The job of the White House staff is to balance presidential ignorance against presidential overload. It is important to reduce the sea of information at the bottom of any hierarchical pyramid to a puddle at the top. But different organizational charts will bring different kinds of problems and alternatives to the president’s attention. Some issues will never make it to the president. Others will, but with certain options weeded out, as each level of staff review simplifies what passes upwards. The choices made along the way will matter for the choices the president in turn can make. (This is one reason Dick Cheney was such a savvy bureaucratic operator: at an early stage he shaped the choices facing the president, which helped his lobbying on the decision over those choices or even made it unnecessary.)
It simplifies the case, but not too violently, to say that scholars of the presidency have identified four basic categories of advising structures. One is formal and strictly hierarchical, flowing through a chief of staff and clearly defined staff assignments — think Eisenhower. Another has an array of staffers revolving in a collegial way around the president, each at the end of a “spoke of the wheel” whose hub is the Oval Office – this was Kennedy’s usual model. Some scholars argue for “multiple advocacy,” where an “honest broker” gathers all sides of an issue together in a fair and organized manner for presidential decision (one key problem: there are not many truly honest brokers in Washington!) And finally there is what is sometimes called “competitive ad-hocracy” – where advisers do not have fixed substantive jurisdictions and in fact may have duplicative assignments. The idea is that they compete to get the president the best information. Franklin Roosevelt used this model; and in function if not in form, Ronald Reagan’s first term “troika” of Jim Baker, Ed Meese, and Michael Deaver served this purpose.

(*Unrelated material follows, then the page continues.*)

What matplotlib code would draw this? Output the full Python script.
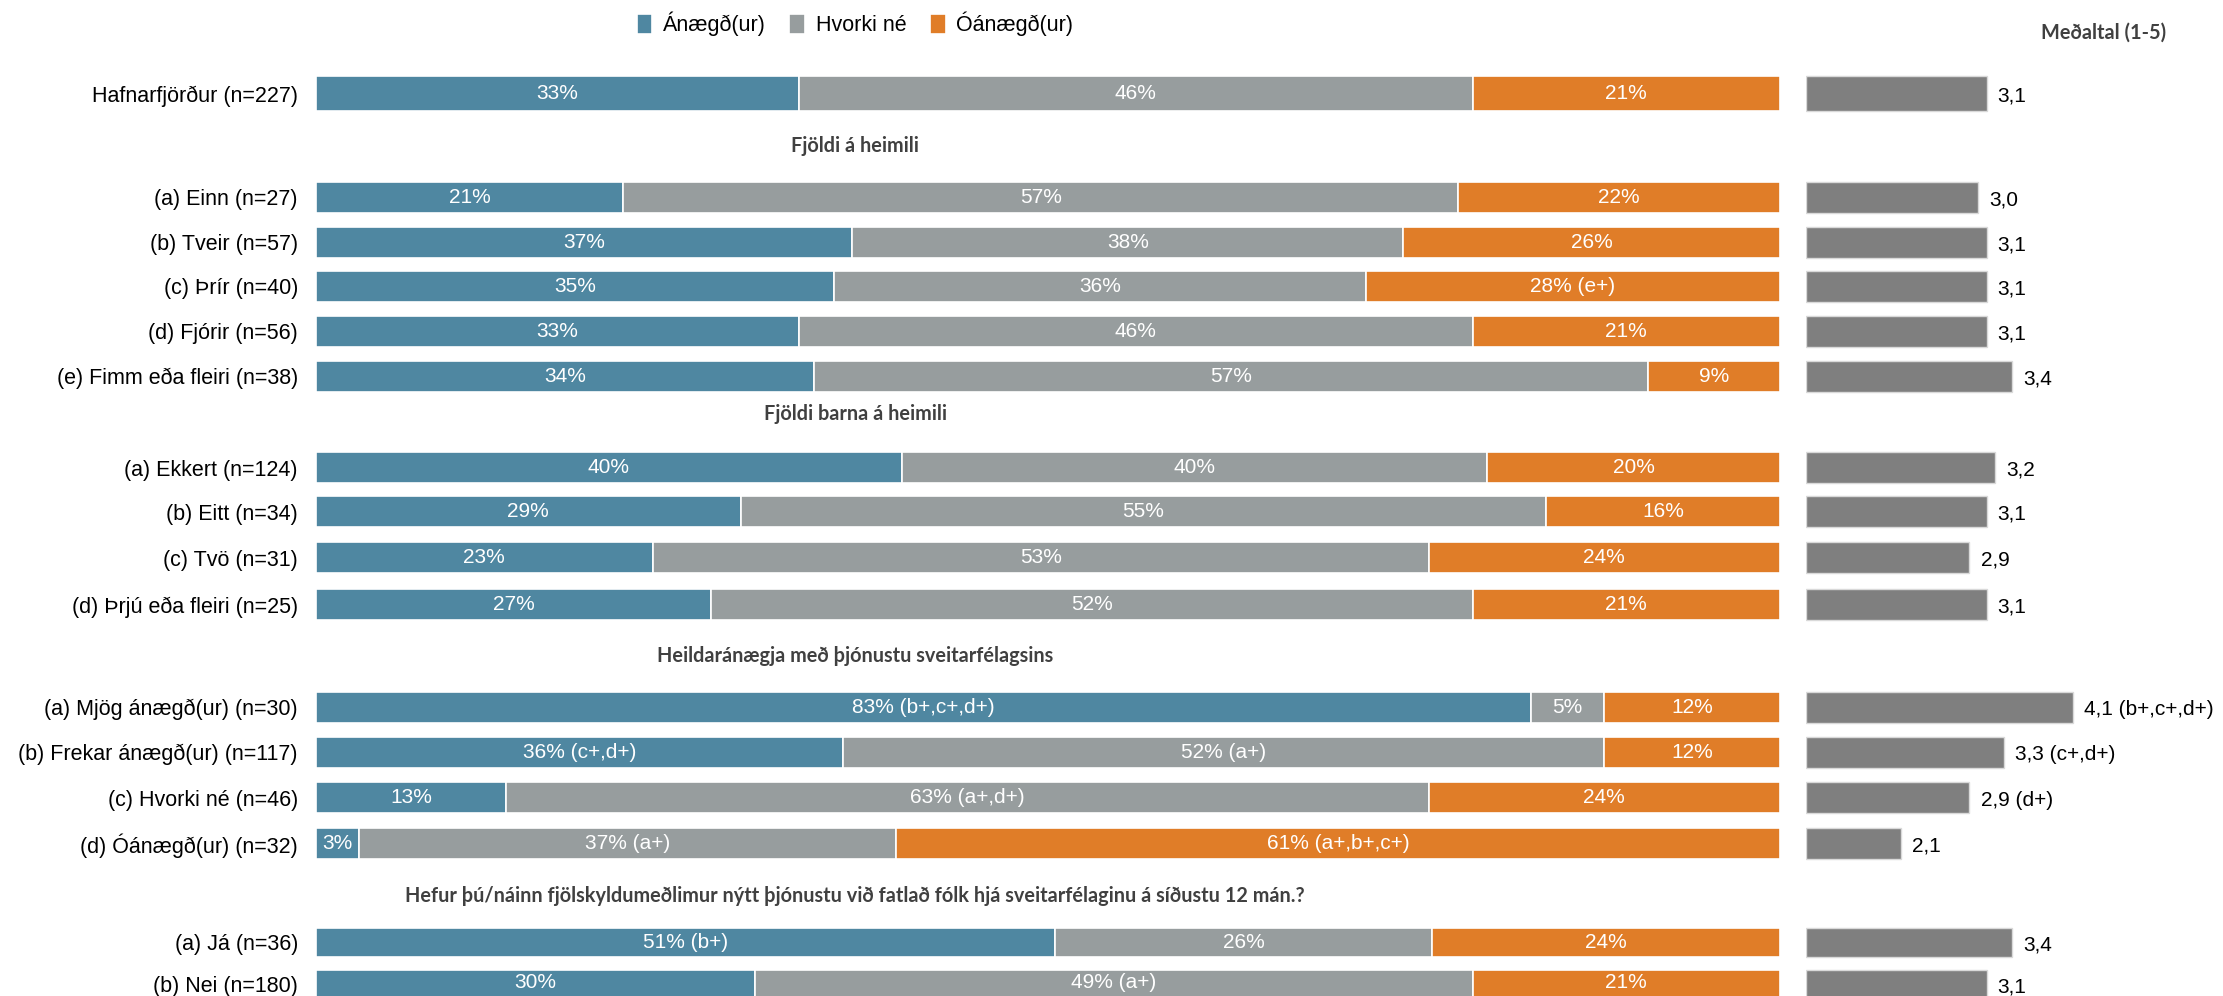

Each of these organizational templates has advantages, but also drawbacks. For instance, the formalistic model requires a hierarchical division of labor where staff are granted a more-or-less monopoly franchise over a given substantive area and follow a clear chain of command. Such a system emphasizes systematic, well “staffed-out,” analysis. A wide range of issues can be tracked and advisory accountability is clear. On the other hand, such a system can insulate the president from much of the disputation over policy decisions. Because information moves from the bottom-up, the issues that arise are not necessarily defined by the president, nor can he guarantee he is receiving all relevant advice. Staff members, given unique authority over their subject matter, may not share information about their bailiwick or serve as advocates rather than analysts.
Back in 2008, candidate Obama said his advising would track the competitive model – specifically, the “team of rivals” touted in Doris Kearns Goodwin’s book of that name. The history of the Lincoln administration (overstated in any case) mattered less to the Obama team than did the metaphor. The phrase served as shorthand for a model of open and inclusive advising and governance, expanding the information available to the president by bringing together multiple views potentially hostile to each other (thus “rivals” in one sense) and to the president’s own views (through bringing in his own political opponents, thus “rivals” in a second sense).

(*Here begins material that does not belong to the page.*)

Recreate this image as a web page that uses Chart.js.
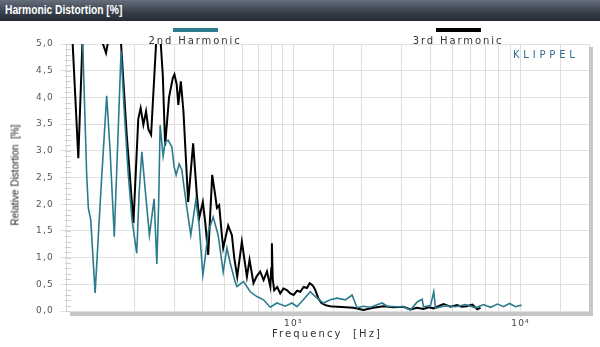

And in fact the presidency literature tends to like the competitive model (see my chapter in this volume for a summary, or an earlier piece here.) It has some real advantages, as Matthew Dickinson traces at book length in his study of FDR’s advising system. Such a model forces a wealth of information to the president and ensures that he maintains final control over decisions. He knows what he needs to, not just what he wants to.
However, that control costs him his time and managerial effort, and does not always make for quick decision-making. The higher up the hierarchy the competition is installed, the harder it is to coordinate the various streams: this places yet more burden on those at the top, normally the president himself. Nor do staff themselves tend to like competitive models; implementing them runs the risk of building a backbiting culture in the White House.
The upshot is that few presidents have used a competitive model for any length of time; and in the end, neither did Obama. Rivals from Hillary Clinton to Joe Biden entered the administration, true. And the president personally made early demands for more and better information on topics from Afghanistan to the financial bailouts. But that he had to do so suggests the structure did not do it for him — perhaps not surprisingly given the institutional stickiness of what has become the hierarchical “standard model” of presidential staffing identified by political scientists Karen Hult and Charles Walcott. The inherited org chart is hard to resist.
Certainly over time the president has relied (as most do) on a smaller circle of trusted advisers. Insiders were promoted; outside voices became more muted. In the national security area, by mid-2011 observers suggested the outcome was not a team of rivals but a “corps of consensus.” Peter Baker reported as early as 2010 that Obama was frustrated with advisory “friction” — an aide said that the president was “a little frustrated with the internal dysfunction. He doesn’t like confrontation.” Yet managing confrontation is at the heart of getting the most out of one’s rivalrous team of rivals.
The not-so-subtle contrast back in 2008, given the context of the campaign, was to the perception of a “Bush bubble,” an echo chamber shut off from open debate. However, as Dana Milbank put it last week, it seems that President Obama has himself become “bubble-wrapped.” As his term continues, the president might do well to recall one of Napoleon’s maxims: that a leader has the right to be beaten—but never to be surprised.